Nossa revolução já está nas ruas. Com uma frequência cada vez maior é possível encontrar nas nossas cidades oportunidades de fazerem as crianças (e também os adultos) interagirem com ciência. Se você ligar seu radar (e voltar ao blogue de tempos em tempos), certamente você detectará oportunidades como essa.

Estou me referindo a exposições científicas, planetários, observatórios astronômicos, feiras de ciências, museus científicos, filmes, livros e brinquedos que exploram o pensamento científico de uma maneira divertida para jovens.

Se cada adulto proporcionar uma experiência desse tipo para cada criança, uma única vez no mês, tenho convicção em afirmar que teremos revolucionado o país em algumas décadas.

Museu Catavento Cultural, Sala da Física Foto: Marcio Okabe -
Museu Catavento Cultural, Sala da Física Foto: Marcio Okabe –

Não esqueça das meninas!

Nossa sociedade ainda carrega fortemente a ideia que as meninas não precisam ser boas nas ciências exatas. Exige-se menos delas nessas áreas pois, afinal, ser boa em matemática talvez não seja um atributo considerado tão importante quanto ser “comportada” ou “bem arrumada”.

Nunca poderemos avaliar quanto a Ciência já deixou de evoluir, simplesmente porque não incluímos metade da diversidade humana de inteligência na solução de problemas científicos.

Em particular, quero chamar à responsabilidade os homens.

Os homens, na figura de pais, irmãos, professores, tios ou amigos, são seres muito especiais na vida de qualquer menina. Com grande frequência, mulheres bem sucedidas em suas profissões e nas carreiras de ciência relatam o apoio e o encorajamento que tiveram de uma figura masculina em momentos cruciais de sua vida. Homens que foram determinantes para que seguissem o caminho que seguiram.

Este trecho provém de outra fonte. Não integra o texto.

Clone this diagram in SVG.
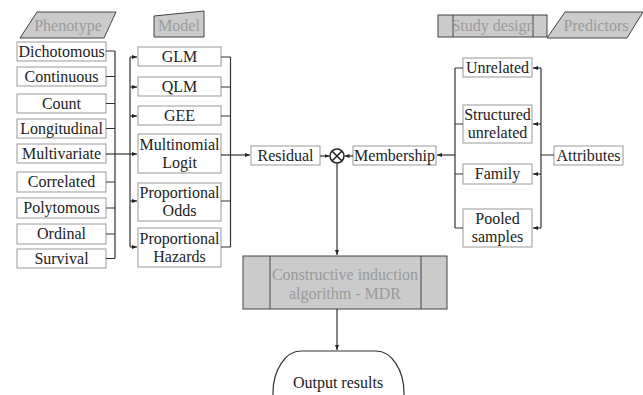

Quando falamos de iniciativas de inclusão de mais mulheres nas áreas de ciência e tecnologia, as vozes de apoio masculinas são retumbantes. Fico verdadeiramente grata e emocionada, quando vejo um homem lúcido defendendo e encorajando uma pequena menina a perseguir seus sonhos.

Compartilhemos experiências

Parte da minha motivação ao incluir em minha rotina caótica a manutenção de um blogue, é poder divulgar eventos e conhecer novas experiências na área de educação STEM, aprendizagem criativa, pensamento computacional e uma série de iniciativas excitantes que fazem parte desta revolução. Participe da discussão e compartilhe sua experiência! Conte nos suas dúvidas, as perguntas que as crianças à sua volta gostam de fazer, as boas e as más experiências. Estou ansiosa para ouví-los.


* A sigla STEM (Science, Technology, Engineeringe, Mathematics) vem sendo utilizada há vários anos como um acrônimo para designar as carreiras de ciência e tecnologia. No entanto, tem sido cada vez mais frequente encontrar a versão alternativa da sigla, ou STEAM (Science, Technology, Engineering, ARTS and Mathematics). Essa é realmente uma mudança conceitual muito interessante, mas é assunto para um outro post. Fique sintonizado!

Paula D. Paro Costa

Cientista desde o nascimento, Engenheira e Professora da Faculdade de Engenharia Elétrica e de Computação, na Unicamp. Atua nas áreas de processamento digital de imagens, aprendizado de máquina, ciência dos dados e computação afetiva. Nas horas vagas, trabalha para que crianças e jovens tenham contato com as áreas de ciências, engenharia e tecnologia.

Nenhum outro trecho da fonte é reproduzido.